* **Goal**
Write out the records word for word, with no pictures.

* **Information supplied**
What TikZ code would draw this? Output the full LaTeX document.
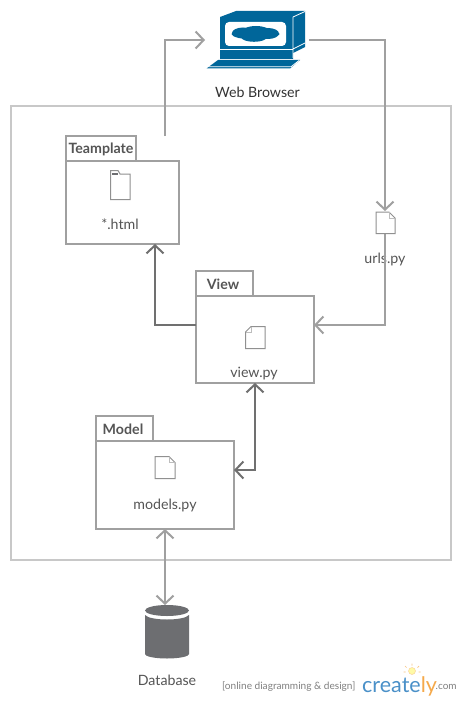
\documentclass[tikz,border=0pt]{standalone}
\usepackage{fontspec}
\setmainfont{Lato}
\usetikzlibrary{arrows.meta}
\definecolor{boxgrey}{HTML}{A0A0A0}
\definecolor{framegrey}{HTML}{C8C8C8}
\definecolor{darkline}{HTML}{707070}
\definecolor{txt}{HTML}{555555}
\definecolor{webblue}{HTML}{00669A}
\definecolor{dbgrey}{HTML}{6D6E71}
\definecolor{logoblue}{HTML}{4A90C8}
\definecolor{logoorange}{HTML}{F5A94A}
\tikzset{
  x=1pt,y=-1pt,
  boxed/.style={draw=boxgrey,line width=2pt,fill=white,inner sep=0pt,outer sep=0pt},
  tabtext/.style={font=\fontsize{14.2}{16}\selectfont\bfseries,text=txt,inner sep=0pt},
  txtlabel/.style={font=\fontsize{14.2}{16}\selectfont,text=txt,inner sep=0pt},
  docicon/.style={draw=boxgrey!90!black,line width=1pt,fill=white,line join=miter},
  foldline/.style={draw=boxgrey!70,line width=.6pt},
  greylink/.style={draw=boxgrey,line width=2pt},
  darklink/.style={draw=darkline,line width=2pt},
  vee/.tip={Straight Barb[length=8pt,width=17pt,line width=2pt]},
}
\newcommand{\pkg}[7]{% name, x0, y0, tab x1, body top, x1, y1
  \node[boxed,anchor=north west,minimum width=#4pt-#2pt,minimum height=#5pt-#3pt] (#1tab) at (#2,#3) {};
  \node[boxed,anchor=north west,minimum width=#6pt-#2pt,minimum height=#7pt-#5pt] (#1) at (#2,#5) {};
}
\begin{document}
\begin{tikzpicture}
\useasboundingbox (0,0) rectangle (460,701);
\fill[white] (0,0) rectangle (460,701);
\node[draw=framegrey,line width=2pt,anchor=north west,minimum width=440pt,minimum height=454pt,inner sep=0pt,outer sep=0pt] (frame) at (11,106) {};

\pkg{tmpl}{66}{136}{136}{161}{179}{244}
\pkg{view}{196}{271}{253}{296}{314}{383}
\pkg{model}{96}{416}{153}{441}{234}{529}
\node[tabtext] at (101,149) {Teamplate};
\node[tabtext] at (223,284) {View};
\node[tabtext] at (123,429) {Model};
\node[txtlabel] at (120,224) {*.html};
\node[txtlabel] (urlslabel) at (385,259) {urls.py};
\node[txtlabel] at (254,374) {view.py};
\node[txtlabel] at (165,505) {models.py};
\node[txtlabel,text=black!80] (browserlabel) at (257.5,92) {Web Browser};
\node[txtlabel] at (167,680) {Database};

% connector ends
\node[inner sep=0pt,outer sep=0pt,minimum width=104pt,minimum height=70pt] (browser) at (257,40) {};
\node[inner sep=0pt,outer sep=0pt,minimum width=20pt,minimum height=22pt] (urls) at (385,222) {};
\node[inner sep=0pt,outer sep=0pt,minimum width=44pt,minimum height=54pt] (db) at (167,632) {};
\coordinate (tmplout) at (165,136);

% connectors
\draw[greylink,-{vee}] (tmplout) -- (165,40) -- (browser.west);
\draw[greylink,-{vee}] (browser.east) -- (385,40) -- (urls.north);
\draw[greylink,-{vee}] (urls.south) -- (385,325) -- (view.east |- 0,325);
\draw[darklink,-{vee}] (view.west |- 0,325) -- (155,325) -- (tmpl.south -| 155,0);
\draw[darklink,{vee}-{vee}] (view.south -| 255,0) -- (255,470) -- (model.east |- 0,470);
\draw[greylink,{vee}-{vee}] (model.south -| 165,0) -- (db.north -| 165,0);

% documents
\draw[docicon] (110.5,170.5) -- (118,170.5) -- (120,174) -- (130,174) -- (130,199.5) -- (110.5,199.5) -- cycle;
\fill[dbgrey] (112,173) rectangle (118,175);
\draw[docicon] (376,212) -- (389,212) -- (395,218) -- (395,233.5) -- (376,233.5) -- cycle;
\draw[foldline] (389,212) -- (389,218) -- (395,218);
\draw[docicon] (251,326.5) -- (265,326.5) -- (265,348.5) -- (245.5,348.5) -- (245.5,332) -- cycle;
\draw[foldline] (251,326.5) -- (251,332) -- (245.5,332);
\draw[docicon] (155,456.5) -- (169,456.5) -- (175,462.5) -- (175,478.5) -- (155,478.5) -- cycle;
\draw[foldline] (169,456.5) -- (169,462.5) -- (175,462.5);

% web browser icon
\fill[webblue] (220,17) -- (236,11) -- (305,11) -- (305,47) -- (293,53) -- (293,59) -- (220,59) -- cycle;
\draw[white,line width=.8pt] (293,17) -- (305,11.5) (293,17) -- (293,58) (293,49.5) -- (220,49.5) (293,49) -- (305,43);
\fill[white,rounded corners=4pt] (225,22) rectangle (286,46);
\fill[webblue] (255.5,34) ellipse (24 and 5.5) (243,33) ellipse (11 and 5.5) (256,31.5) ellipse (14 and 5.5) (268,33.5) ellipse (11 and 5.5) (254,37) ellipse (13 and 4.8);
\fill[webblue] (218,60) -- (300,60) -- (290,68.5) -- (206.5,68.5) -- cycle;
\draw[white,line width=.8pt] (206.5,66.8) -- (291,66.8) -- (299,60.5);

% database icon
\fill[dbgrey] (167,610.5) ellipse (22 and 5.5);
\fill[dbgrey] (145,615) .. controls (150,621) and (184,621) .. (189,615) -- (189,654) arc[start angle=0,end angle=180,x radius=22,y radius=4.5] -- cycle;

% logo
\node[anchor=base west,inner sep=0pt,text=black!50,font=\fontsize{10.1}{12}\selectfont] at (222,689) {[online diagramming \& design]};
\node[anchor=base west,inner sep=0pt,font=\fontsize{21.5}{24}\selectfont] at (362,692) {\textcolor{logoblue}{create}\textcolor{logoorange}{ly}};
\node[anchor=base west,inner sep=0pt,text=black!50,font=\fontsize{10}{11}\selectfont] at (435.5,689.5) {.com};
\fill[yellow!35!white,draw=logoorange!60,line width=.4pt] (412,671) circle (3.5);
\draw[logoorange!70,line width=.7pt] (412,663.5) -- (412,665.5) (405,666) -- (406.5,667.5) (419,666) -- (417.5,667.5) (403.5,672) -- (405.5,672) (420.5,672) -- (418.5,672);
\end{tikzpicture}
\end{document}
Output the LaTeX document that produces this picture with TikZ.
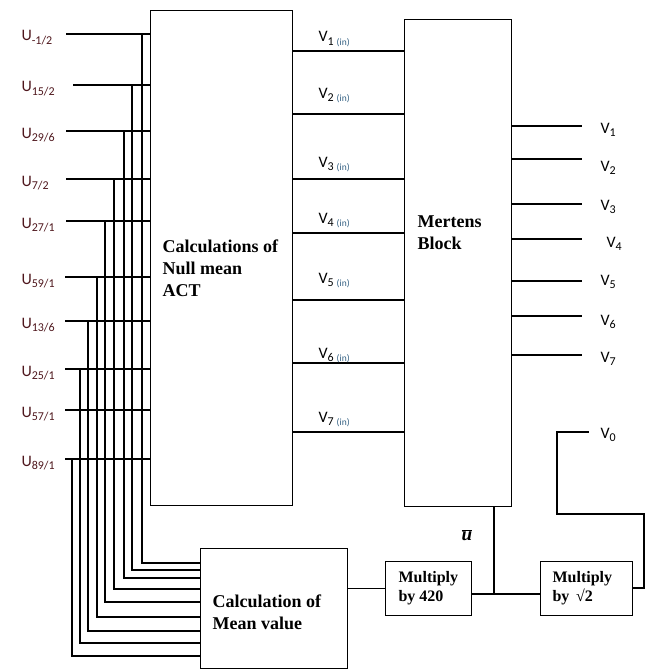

* **Reply**
What TikZ code would draw this? Output the full LaTeX document.
\documentclass[tikz,border=0pt]{standalone}
\usepackage{fontspec}
\setmainfont{Lato}
\usetikzlibrary{arrows.meta}
\definecolor{boxgrey}{HTML}{A0A0A0}
\definecolor{framegrey}{HTML}{C8C8C8}
\definecolor{darkline}{HTML}{707070}
\definecolor{txt}{HTML}{555555}
\definecolor{webblue}{HTML}{00669A}
\definecolor{dbgrey}{HTML}{6D6E71}
\definecolor{logoblue}{HTML}{4A90C8}
\definecolor{logoorange}{HTML}{F5A94A}
\tikzset{
  x=1pt,y=-1pt,
  boxed/.style={draw=boxgrey,line width=2pt,fill=white,inner sep=0pt,outer sep=0pt},
  tabtext/.style={font=\fontsize{14.2}{16}\selectfont\bfseries,text=txt,inner sep=0pt},
  txtlabel/.style={font=\fontsize{14.2}{16}\selectfont,text=txt,inner sep=0pt},
  docicon/.style={draw=boxgrey!90!black,line width=1pt,fill=white,line join=miter},
  foldline/.style={draw=boxgrey!70,line width=.6pt},
  greylink/.style={draw=boxgrey,line width=2pt},
  darklink/.style={draw=darkline,line width=2pt},
  vee/.tip={Straight Barb[length=8pt,width=17pt,line width=2pt]},
}
\newcommand{\pkg}[7]{% name, x0, y0, tab x1, body top, x1, y1
  \node[boxed,anchor=north west,minimum width=#4pt-#2pt,minimum height=#5pt-#3pt] (#1tab) at (#2,#3) {};
  \node[boxed,anchor=north west,minimum width=#6pt-#2pt,minimum height=#7pt-#5pt] (#1) at (#2,#5) {};
}
\begin{document}
\begin{tikzpicture}
\useasboundingbox (0,0) rectangle (460,701);
\fill[white] (0,0) rectangle (460,701);
\node[draw=framegrey,line width=2pt,anchor=north west,minimum width=440pt,minimum height=454pt,inner sep=0pt,outer sep=0pt] (frame) at (11,106) {};

\pkg{tmpl}{66}{136}{136}{161}{179}{244}
\pkg{view}{196}{271}{253}{296}{314}{383}
\pkg{model}{96}{416}{153}{441}{234}{529}
\node[tabtext] at (101,149) {Teamplate};
\node[tabtext] at (223,284) {View};
\node[tabtext] at (123,429) {Model};
\node[txtlabel] at (120,224) {*.html};
\node[txtlabel] (urlslabel) at (385,259) {urls.py};
\node[txtlabel] at (254,374) {view.py};
\node[txtlabel] at (165,505) {models.py};
\node[txtlabel,text=black!80] (browserlabel) at (257.5,92) {Web Browser};
\node[txtlabel] at (167,680) {Database};

% connector ends
\node[inner sep=0pt,outer sep=0pt,minimum width=104pt,minimum height=70pt] (browser) at (257,40) {};
\node[inner sep=0pt,outer sep=0pt,minimum width=20pt,minimum height=22pt] (urls) at (385,222) {};
\node[inner sep=0pt,outer sep=0pt,minimum width=44pt,minimum height=54pt] (db) at (167,632) {};
\coordinate (tmplout) at (165,136);

% connectors
\draw[greylink,-{vee}] (tmplout) -- (165,40) -- (browser.west);
\draw[greylink,-{vee}] (browser.east) -- (385,40) -- (urls.north);
\draw[greylink,-{vee}] (urls.south) -- (385,325) -- (view.east |- 0,325);
\draw[darklink,-{vee}] (view.west |- 0,325) -- (155,325) -- (tmpl.south -| 155,0);
\draw[darklink,{vee}-{vee}] (view.south -| 255,0) -- (255,470) -- (model.east |- 0,470);
\draw[greylink,{vee}-{vee}] (model.south -| 165,0) -- (db.north -| 165,0);

% documents
\draw[docicon] (110.5,170.5) -- (118,170.5) -- (120,174) -- (130,174) -- (130,199.5) -- (110.5,199.5) -- cycle;
\fill[dbgrey] (112,173) rectangle (118,175);
\draw[docicon] (376,212) -- (389,212) -- (395,218) -- (395,233.5) -- (376,233.5) -- cycle;
\draw[foldline] (389,212) -- (389,218) -- (395,218);
\draw[docicon] (251,326.5) -- (265,326.5) -- (265,348.5) -- (245.5,348.5) -- (245.5,332) -- cycle;
\draw[foldline] (251,326.5) -- (251,332) -- (245.5,332);
\draw[docicon] (155,456.5) -- (169,456.5) -- (175,462.5) -- (175,478.5) -- (155,478.5) -- cycle;
\draw[foldline] (169,456.5) -- (169,462.5) -- (175,462.5);

% web browser icon
\fill[webblue] (220,17) -- (236,11) -- (305,11) -- (305,47) -- (293,53) -- (293,59) -- (220,59) -- cycle;
\draw[white,line width=.8pt] (293,17) -- (305,11.5) (293,17) -- (293,58) (293,49.5) -- (220,49.5) (293,49) -- (305,43);
\fill[white,rounded corners=4pt] (225,22) rectangle (286,46);
\fill[webblue] (255.5,34) ellipse (24 and 5.5) (243,33) ellipse (11 and 5.5) (256,31.5) ellipse (14 and 5.5) (268,33.5) ellipse (11 and 5.5) (254,37) ellipse (13 and 4.8);
\fill[webblue] (218,60) -- (300,60) -- (290,68.5) -- (206.5,68.5) -- cycle;
\draw[white,line width=.8pt] (206.5,66.8) -- (291,66.8) -- (299,60.5);

% database icon
\fill[dbgrey] (167,610.5) ellipse (22 and 5.5);
\fill[dbgrey] (145,615) .. controls (150,621) and (184,621) .. (189,615) -- (189,654) arc[start angle=0,end angle=180,x radius=22,y radius=4.5] -- cycle;

% logo
\node[anchor=base west,inner sep=0pt,text=black!50,font=\fontsize{10.1}{12}\selectfont] at (222,689) {[online diagramming \& design]};
\node[anchor=base west,inner sep=0pt,font=\fontsize{21.5}{24}\selectfont] at (362,692) {\textcolor{logoblue}{create}\textcolor{logoorange}{ly}};
\node[anchor=base west,inner sep=0pt,text=black!50,font=\fontsize{10}{11}\selectfont] at (435.5,689.5) {.com};
\fill[yellow!35!white,draw=logoorange!60,line width=.4pt] (412,671) circle (3.5);
\draw[logoorange!70,line width=.7pt] (412,663.5) -- (412,665.5) (405,666) -- (406.5,667.5) (419,666) -- (417.5,667.5) (403.5,672) -- (405.5,672) (420.5,672) -- (418.5,672);
\end{tikzpicture}
\end{document}
Output the LaTeX document that produces this picture with TikZ.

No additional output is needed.